===== Material =====

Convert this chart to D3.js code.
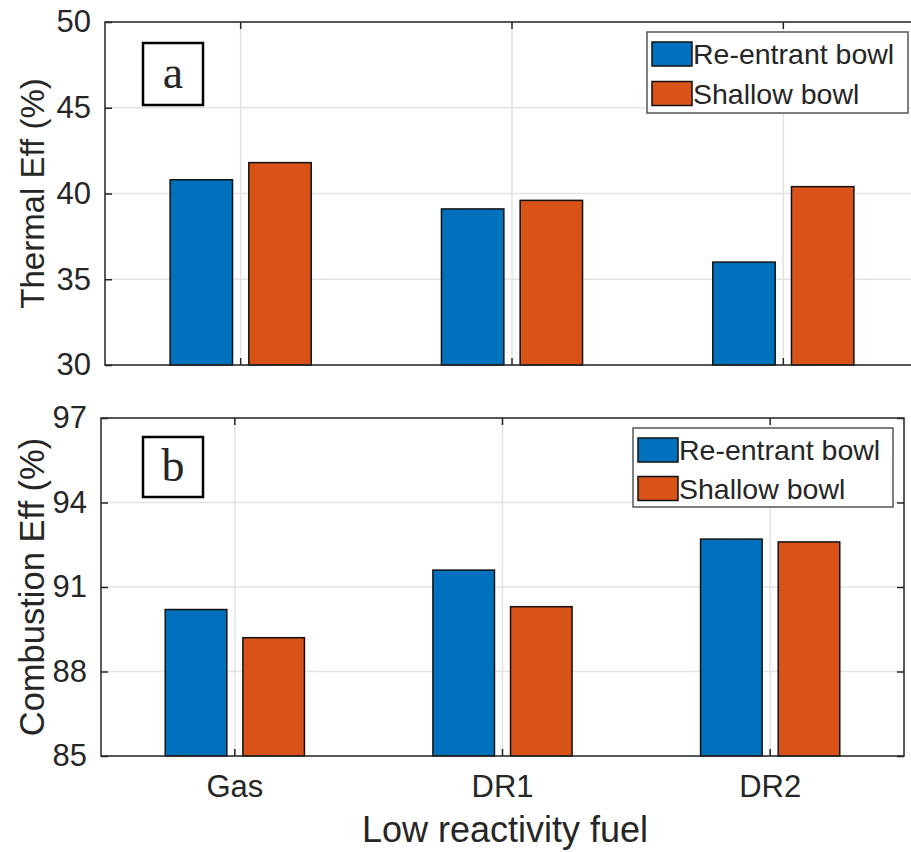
<!DOCTYPE html>
<html>
<head>
<meta charset="utf-8">
<script src="https://cdn.jsdelivr.net/npm/d3@7"></script>
<style>
  body { margin: 0; background: #fff; }
  text { font-family: "Liberation Sans", Arial, sans-serif; fill: #262626; }
</style>
</head>
<body>
<svg width="911" height="852"></svg>
<script>
var svg = d3.select('svg');

// data
var fuels = ['Gas', 'DR1', 'DR2'];
var series = ['Re-entrant bowl', 'Shallow bowl'];
var colors = ['#0072BD', '#D95319'];
var thermalReentrant = [40.8, 39.1, 36.0];
var thermalShallow = [41.8, 39.6, 40.4];
var combustionReentrant = [90.2, 91.6, 92.7];
var combustionShallow = [89.2, 90.3, 92.6];
var thermalTicks = [30, 35, 40, 45, 50];
var combustionTicks = [85, 88, 91, 94, 97];

var panels = [
  {box: {left: 105, right: 919, top: 22, bottom: 365}, domain: [30, 50], ticks: thermalTicks,
   values: [thermalReentrant, thermalShallow], ylabel: 'Thermal Eff (%)', ysize: 33, tag: 'a',
   tagBox: [143, 43, 60, 62], legend: [647, 32, 261, 81]},
  {box: {left: 101, right: 904, top: 418, bottom: 756}, domain: [85, 97], ticks: combustionTicks,
   values: [combustionReentrant, combustionShallow], ylabel: 'Combustion Eff (%)', ysize: 34.5, tag: 'b',
   tagBox: [143, 437, 60, 60], legend: [633, 428, 260, 79]}
];

panels.forEach(function(p, pi) {
  var b = p.box;
  var x = d3.scaleBand().domain(fuels).range([b.left, b.right]).padding(0);
  var bw = x.bandwidth();
  var inner = d3.scaleBand().domain(series).range([-0.26 * bw, 0.26 * bw]).paddingInner(0.207);
  var y = d3.scaleLinear().domain(p.domain).range([b.bottom, b.top]);
  var g = svg.append('g');

  // grid
  g.selectAll('.hg').data(p.ticks).enter().append('line')
    .attr('x1', b.left).attr('x2', b.right)
    .attr('y1', function(d) { return y(d); }).attr('y2', function(d) { return y(d); })
    .attr('stroke', '#e3e3e3').attr('stroke-width', 1.5);
  g.selectAll('.vg').data(fuels).enter().append('line')
    .attr('x1', function(d) { return x(d) + bw / 2; }).attr('x2', function(d) { return x(d) + bw / 2; })
    .attr('y1', b.top).attr('y2', b.bottom)
    .attr('stroke', '#e3e3e3').attr('stroke-width', 1.5);

  // bars
  series.forEach(function(s, si) {
    g.selectAll('.bar' + si).data(p.values[si]).enter().append('rect')
      .attr('x', function(d, i) { return x(fuels[i]) + bw / 2 + inner(s); })
      .attr('width', inner.bandwidth())
      .attr('y', function(d) { return y(d); })
      .attr('height', function(d) { return b.bottom - y(d); })
      .attr('fill', colors[si])
      .attr('stroke', '#111').attr('stroke-width', 1.5);
  });

  // axes (box + inward ticks)
  var left = d3.axisLeft(y).tickValues(p.ticks).tickSizeInner(-7).tickSizeOuter(0).tickPadding(14);
  var ga = g.append('g').attr('transform', 'translate(' + b.left + ',0)').call(left);
  ga.select('.domain').remove();
  ga.selectAll('line').attr('stroke', '#262626').attr('stroke-width', 1.5);
  ga.selectAll('text').style('font-size', '31px').attr('fill', '#262626');

  var right = d3.axisRight(y).tickValues(p.ticks).tickSizeInner(-7).tickSizeOuter(0).tickFormat('');
  var gr = g.append('g').attr('transform', 'translate(' + b.right + ',0)').call(right);
  gr.select('.domain').remove();
  gr.selectAll('line').attr('stroke', '#262626').attr('stroke-width', 1.5);

  var bottom = d3.axisBottom(x).tickSizeInner(-7).tickSizeOuter(0).tickPadding(19)
    .tickFormat(function(d) { return pi === 1 ? d : ''; });
  var gb = g.append('g').attr('transform', 'translate(0,' + b.bottom + ')').call(bottom);
  gb.select('.domain').remove();
  gb.selectAll('line').attr('stroke', '#262626').attr('stroke-width', 1.5);
  gb.selectAll('text').style('font-size', '31px').attr('fill', '#262626');

  var top = d3.axisTop(x).tickSizeInner(-7).tickSizeOuter(0).tickFormat('');
  var gt = g.append('g').attr('transform', 'translate(0,' + b.top + ')').call(top);
  gt.select('.domain').remove();
  gt.selectAll('line').attr('stroke', '#262626').attr('stroke-width', 1.5);

  g.append('rect')
    .attr('x', b.left).attr('y', b.top)
    .attr('width', b.right - b.left).attr('height', b.bottom - b.top)
    .attr('fill', 'none').attr('stroke', '#262626').attr('stroke-width', 1.5);

  // y label
  g.append('text')
    .attr('transform', 'translate(' + 44 + ',' + ((b.top + b.bottom) / 2) + ') rotate(-90)')
    .attr('text-anchor', 'middle')
    .style('font-size', p.ysize + 'px')
    .text(p.ylabel);

  // panel tag
  var tb = p.tagBox;
  g.append('rect').attr('x', tb[0]).attr('y', tb[1]).attr('width', tb[2]).attr('height', tb[3])
    .attr('fill', '#fff').attr('stroke', '#000').attr('stroke-width', 2.5);
  g.append('text')
    .attr('x', tb[0] + tb[2] / 2).attr('y', tb[1] + tb[3] / 2 + 14)
    .attr('text-anchor', 'middle')
    .style('font-family', '"Liberation Serif", "Times New Roman", serif')
    .style('font-size', '46px')
    .attr('fill', '#000')
    .text(p.tag);

  // legend
  var lg = p.legend;
  g.append('rect').attr('x', lg[0]).attr('y', lg[1]).attr('width', lg[2]).attr('height', lg[3])
    .attr('fill', '#fff').attr('stroke', '#555').attr('stroke-width', 1.5);
  var rowH = lg[3] / 2;
  series.forEach(function(s, si) {
    g.append('rect')
      .attr('x', lg[0] + 5).attr('y', lg[1] + 10 + si * (rowH - 1))
      .attr('width', 40).attr('height', 24)
      .attr('fill', colors[si]).attr('stroke', '#111').attr('stroke-width', 1.5);
    g.append('text')
      .attr('x', lg[0] + 46).attr('y', lg[1] + 32 + si * (rowH - 1))
      .style('font-size', '28.5px')
      .text(s);
  });
});

svg.append('text')
  .attr('x', 505).attr('y', 842)
  .attr('text-anchor', 'middle')
  .style('font-size', '36px')
  .text('Low reactivity fuel');
</script>
</body>
</html>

=====

## Do this
Return each line exactly as written. Any picture gets left out.

## The reply
Convert this chart to D3.js code.
<!DOCTYPE html>
<html>
<head>
<meta charset="utf-8">
<script src="https://cdn.jsdelivr.net/npm/d3@7"></script>
<style>
  body { margin: 0; background: #fff; }
  text { font-family: "Liberation Sans", Arial, sans-serif; fill: #262626; }
</style>
</head>
<body>
<svg width="911" height="852"></svg>
<script>
var svg = d3.select('svg');

// data
var fuels = ['Gas', 'DR1', 'DR2'];
var series = ['Re-entrant bowl', 'Shallow bowl'];
var colors = ['#0072BD', '#D95319'];
var thermalReentrant = [40.8, 39.1, 36.0];
var thermalShallow = [41.8, 39.6, 40.4];
var combustionReentrant = [90.2, 91.6, 92.7];
var combustionShallow = [89.2, 90.3, 92.6];
var thermalTicks = [30, 35, 40, 45, 50];
var combustionTicks = [85, 88, 91, 94, 97];

var panels = [
  {box: {left: 105, right: 919, top: 22, bottom: 365}, domain: [30, 50], ticks: thermalTicks,
   values: [thermalReentrant, thermalShallow], ylabel: 'Thermal Eff (%)', ysize: 33, tag: 'a',
   tagBox: [143, 43, 60, 62], legend: [647, 32, 261, 81]},
  {box: {left: 101, right: 904, top: 418, bottom: 756}, domain: [85, 97], ticks: combustionTicks,
   values: [combustionReentrant, combustionShallow], ylabel: 'Combustion Eff (%)', ysize: 34.5, tag: 'b',
   tagBox: [143, 437, 60, 60], legend: [633, 428, 260, 79]}
];

panels.forEach(function(p, pi) {
  var b = p.box;
  var x = d3.scaleBand().domain(fuels).range([b.left, b.right]).padding(0);
  var bw = x.bandwidth();
  var inner = d3.scaleBand().domain(series).range([-0.26 * bw, 0.26 * bw]).paddingInner(0.207);
  var y = d3.scaleLinear().domain(p.domain).range([b.bottom, b.top]);
  var g = svg.append('g');

  // grid
  g.selectAll('.hg').data(p.ticks).enter().append('line')
    .attr('x1', b.left).attr('x2', b.right)
    .attr('y1', function(d) { return y(d); }).attr('y2', function(d) { return y(d); })
    .attr('stroke', '#e3e3e3').attr('stroke-width', 1.5);
  g.selectAll('.vg').data(fuels).enter().append('line')
    .attr('x1', function(d) { return x(d) + bw / 2; }).attr('x2', function(d) { return x(d) + bw / 2; })
    .attr('y1', b.top).attr('y2', b.bottom)
    .attr('stroke', '#e3e3e3').attr('stroke-width', 1.5);

  // bars
  series.forEach(function(s, si) {
    g.selectAll('.bar' + si).data(p.values[si]).enter().append('rect')
      .attr('x', function(d, i) { return x(fuels[i]) + bw / 2 + inner(s); })
      .attr('width', inner.bandwidth())
      .attr('y', function(d) { return y(d); })
      .attr('height', function(d) { return b.bottom - y(d); })
      .attr('fill', colors[si])
      .attr('stroke', '#111').attr('stroke-width', 1.5);
  });

  // axes (box + inward ticks)
  var left = d3.axisLeft(y).tickValues(p.ticks).tickSizeInner(-7).tickSizeOuter(0).tickPadding(14);
  var ga = g.append('g').attr('transform', 'translate(' + b.left + ',0)').call(left);
  ga.select('.domain').remove();
  ga.selectAll('line').attr('stroke', '#262626').attr('stroke-width', 1.5);
  ga.selectAll('text').style('font-size', '31px').attr('fill', '#262626');

  var right = d3.axisRight(y).tickValues(p.ticks).tickSizeInner(-7).tickSizeOuter(0).tickFormat('');
  var gr = g.append('g').attr('transform', 'translate(' + b.right + ',0)').call(right);
  gr.select('.domain').remove();
  gr.selectAll('line').attr('stroke', '#262626').attr('stroke-width', 1.5);

  var bottom = d3.axisBottom(x).tickSizeInner(-7).tickSizeOuter(0).tickPadding(19)
    .tickFormat(function(d) { return pi === 1 ? d : ''; });
  var gb = g.append('g').attr('transform', 'translate(0,' + b.bottom + ')').call(bottom);
  gb.select('.domain').remove();
  gb.selectAll('line').attr('stroke', '#262626').attr('stroke-width', 1.5);
  gb.selectAll('text').style('font-size', '31px').attr('fill', '#262626');

  var top = d3.axisTop(x).tickSizeInner(-7).tickSizeOuter(0).tickFormat('');
  var gt = g.append('g').attr('transform', 'translate(0,' + b.top + ')').call(top);
  gt.select('.domain').remove();
  gt.selectAll('line').attr('stroke', '#262626').attr('stroke-width', 1.5);

  g.append('rect')
    .attr('x', b.left).attr('y', b.top)
    .attr('width', b.right - b.left).attr('height', b.bottom - b.top)
    .attr('fill', 'none').attr('stroke', '#262626').attr('stroke-width', 1.5);

  // y label
  g.append('text')
    .attr('transform', 'translate(' + 44 + ',' + ((b.top + b.bottom) / 2) + ') rotate(-90)')
    .attr('text-anchor', 'middle')
    .style('font-size', p.ysize + 'px')
    .text(p.ylabel);

  // panel tag
  var tb = p.tagBox;
  g.append('rect').attr('x', tb[0]).attr('y', tb[1]).attr('width', tb[2]).attr('height', tb[3])
    .attr('fill', '#fff').attr('stroke', '#000').attr('stroke-width', 2.5);
  g.append('text')
    .attr('x', tb[0] + tb[2] / 2).attr('y', tb[1] + tb[3] / 2 + 14)
    .attr('text-anchor', 'middle')
    .style('font-family', '"Liberation Serif", "Times New Roman", serif')
    .style('font-size', '46px')
    .attr('fill', '#000')
    .text(p.tag);

  // legend
  var lg = p.legend;
  g.append('rect').attr('x', lg[0]).attr('y', lg[1]).attr('width', lg[2]).attr('height', lg[3])
    .attr('fill', '#fff').attr('stroke', '#555').attr('stroke-width', 1.5);
  var rowH = lg[3] / 2;
  series.forEach(function(s, si) {
    g.append('rect')
      .attr('x', lg[0] + 5).attr('y', lg[1] + 10 + si * (rowH - 1))
      .attr('width', 40).attr('height', 24)
      .attr('fill', colors[si]).attr('stroke', '#111').attr('stroke-width', 1.5);
    g.append('text')
      .attr('x', lg[0] + 46).attr('y', lg[1] + 32 + si * (rowH - 1))
      .style('font-size', '28.5px')
      .text(s);
  });
});

svg.append('text')
  .attr('x', 505).attr('y', 842)
  .attr('text-anchor', 'middle')
  .style('font-size', '36px')
  .text('Low reactivity fuel');
</script>
</body>
</html>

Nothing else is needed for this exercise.